As is expected, Americans outnumber the second placer in any given time period, usually by two to one. Such as the case when I had a peek at the listings, both in the last few days and over the long term; here are some of the biggest readerships of my blog by country:
United States, Germany, Russia, Poland, Canada (hey! Where are my fellow Canucks?), France, United Kingdom, Ukraine, Turkey, Australia, Netherlands, and Thailand.
I imagine Thailand might be the reason I get a lot of spam in my spam folders. And who in Turkey or the Ukraine is looking in on this? Germany got a big spike last week; it must be the Nutella blog I did a few days ago. Where typically my blogs might get a hundred views a piece, the Nutella blog spiked up to 900 in the last few days, and Germany was holding second place in the country listings for last week. Maybe it was my remark in that blog about Germans getting angry. Maybe it was taking a shot at David Hasselhoff, who for some bizarre reason is as close as you get to sainthood in Germany.

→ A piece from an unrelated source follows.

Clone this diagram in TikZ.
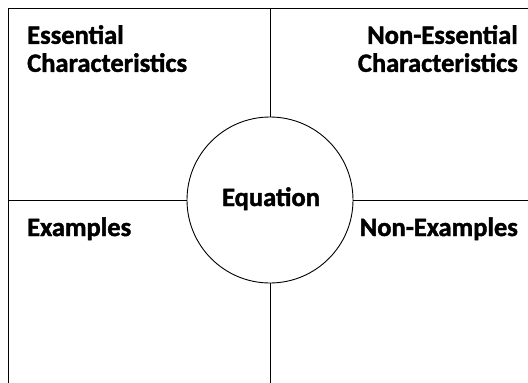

Maybe Angela Merkel is mad at me. Angela, can I call you Angela? No? Okay, Chancellor, can we talk, just you and I, and my blog readers? I get why you might be a bit annoyed. I'd be annoyed too if I had to put up with the prospect of that Italian sleazeball Berlusconi ever attaining any position of political power again too. Anyway, no hard feelings about the Germans getting angry remark, right? Right?
Though tell me... just why is it Germans are so fascinated by that Hasselhoff dimwit? Come on, Chancellor. We all know he's a dimwit. It's not as if it's a secret.
That leads us to the other matter. The search terms which actually lead to my blog. If you're familiar with GK Adams' blog, she occasionally lists those search terms (and trust me, they can get really weird). The first two from my results aren't surprising. The blog title and A Day In The Life Of A Cat are consistent in being at the top of the heap. My disdain for the uberpartisan zealot currently occupying the Prime Minister's Office (hi, Stevie!) here is well known, so it's not particularly a surprise that his name would turn up in such a list. Some of the others, however... are a bit eyebrow raising. Here are some of the current listings:
William Kendall speak of the devil, A Day In The Life Of A Cat, Harperland, Devon Actress, Sleazy Weasel, Crazy Squirrel, Death, Vampire Sex, Amelia Earhart Diary, Funny Godzilla Pictures, Where's Waldo, Justin Bieber Parody, Spoiled Brat, Miss Piggy, Evil Fluffy, and Maple Leafs.
Hmmm... my calling Seth McFarlane a sleazy weasel really drew out that much of a response? I still stand by my statement, for the record. And did one Where's Waldo blog really draw that much attention? I'm surprised that Grumpy Mountie, Lars Ulrich, or Entertainment Reporters didn't lead more people here.
As to Vampire Sex.... I would think my firing shots across the bow at Twilight (Mr. Sparkles, Sullen Idiot, and Dog Boy more than have it coming, and you know they do) is pretty far removed from Vampire Sex. So how does that turn up among search results that lead to this blog?